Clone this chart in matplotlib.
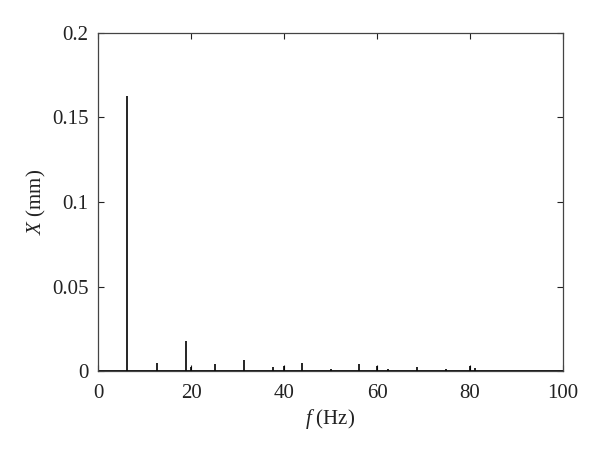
import matplotlib
matplotlib.use("Agg")
import matplotlib.pyplot as plt

# ================= DATA =================
# peak frequencies (Hz) and amplitudes (mm)
peak_freq = [6.3, 12.6, 18.9, 20.0, 25.2, 31.3, 37.6, 40.0, 43.8, 50.1,
             56.2, 60.1, 62.4, 68.7, 74.8, 80.0, 81.1]
peak_amp = [0.163, 0.0046, 0.0180, 0.0025, 0.0040, 0.0065, 0.0025, 0.0030,
            0.0045, 0.0012, 0.0040, 0.0030, 0.0012, 0.0025, 0.0010, 0.0030,
            0.0015]

x_ticks = [0, 20, 40, 60, 80, 100]
y_ticks = [0, 0.05, 0.1, 0.15, 0.2]
y_labels = ["0", "0.05", "0.1", "0.15", "0.2"]

# ================= PLOT =================
plt.rcParams["font.family"] = ["Liberation Serif", "DejaVu Serif"]
plt.rcParams["mathtext.fontset"] = "custom"
plt.rcParams["mathtext.it"] = "Liberation Serif:italic"
plt.rcParams["mathtext.rm"] = "Liberation Serif"

fig = plt.figure(figsize=(6.0, 4.57), dpi=100)
ax = fig.add_axes([98 / 600, 1 - 371 / 457, 465 / 600, 338 / 457])

ax.vlines(peak_freq, 0, peak_amp, color="black", linewidth=1.2)
ax.plot([0, 100], [0, 0], color="black", linewidth=2.0)

ax.set_xlim(0, 100)
ax.set_ylim(0, 0.2)
ax.set_xticks(x_ticks)
ax.set_yticks(y_ticks)
ax.set_yticklabels(y_labels)

ax.tick_params(direction="in", top=True, right=True, length=4, width=0.8,
               labelsize=15, colors="#222222")
ax.tick_params(axis="x", pad=9)
ax.tick_params(axis="y", pad=7)
for sp in ax.spines.values():
    sp.set_color("#444444")
    sp.set_linewidth(0.9)

ax.set_xlabel(r"$f\ $(Hz)", fontsize=15, color="#222222", labelpad=3)
ax.set_ylabel(r"$X$ (mm)", fontsize=15, color="#222222", labelpad=3)

fig.savefig("out.png", dpi=100)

::::

**Description of the task**
Return the listing above word for word, with the pictures removed.

**Full answer**
Clone this chart in matplotlib.
import matplotlib
matplotlib.use("Agg")
import matplotlib.pyplot as plt

# ================= DATA =================
# peak frequencies (Hz) and amplitudes (mm)
peak_freq = [6.3, 12.6, 18.9, 20.0, 25.2, 31.3, 37.6, 40.0, 43.8, 50.1,
             56.2, 60.1, 62.4, 68.7, 74.8, 80.0, 81.1]
peak_amp = [0.163, 0.0046, 0.0180, 0.0025, 0.0040, 0.0065, 0.0025, 0.0030,
            0.0045, 0.0012, 0.0040, 0.0030, 0.0012, 0.0025, 0.0010, 0.0030,
            0.0015]

x_ticks = [0, 20, 40, 60, 80, 100]
y_ticks = [0, 0.05, 0.1, 0.15, 0.2]
y_labels = ["0", "0.05", "0.1", "0.15", "0.2"]

# ================= PLOT =================
plt.rcParams["font.family"] = ["Liberation Serif", "DejaVu Serif"]
plt.rcParams["mathtext.fontset"] = "custom"
plt.rcParams["mathtext.it"] = "Liberation Serif:italic"
plt.rcParams["mathtext.rm"] = "Liberation Serif"

fig = plt.figure(figsize=(6.0, 4.57), dpi=100)
ax = fig.add_axes([98 / 600, 1 - 371 / 457, 465 / 600, 338 / 457])

ax.vlines(peak_freq, 0, peak_amp, color="black", linewidth=1.2)
ax.plot([0, 100], [0, 0], color="black", linewidth=2.0)

ax.set_xlim(0, 100)
ax.set_ylim(0, 0.2)
ax.set_xticks(x_ticks)
ax.set_yticks(y_ticks)
ax.set_yticklabels(y_labels)

ax.tick_params(direction="in", top=True, right=True, length=4, width=0.8,
               labelsize=15, colors="#222222")
ax.tick_params(axis="x", pad=9)
ax.tick_params(axis="y", pad=7)
for sp in ax.spines.values():
    sp.set_color("#444444")
    sp.set_linewidth(0.9)

ax.set_xlabel(r"$f\ $(Hz)", fontsize=15, color="#222222", labelpad=3)
ax.set_ylabel(r"$X$ (mm)", fontsize=15, color="#222222", labelpad=3)

fig.savefig("out.png", dpi=100)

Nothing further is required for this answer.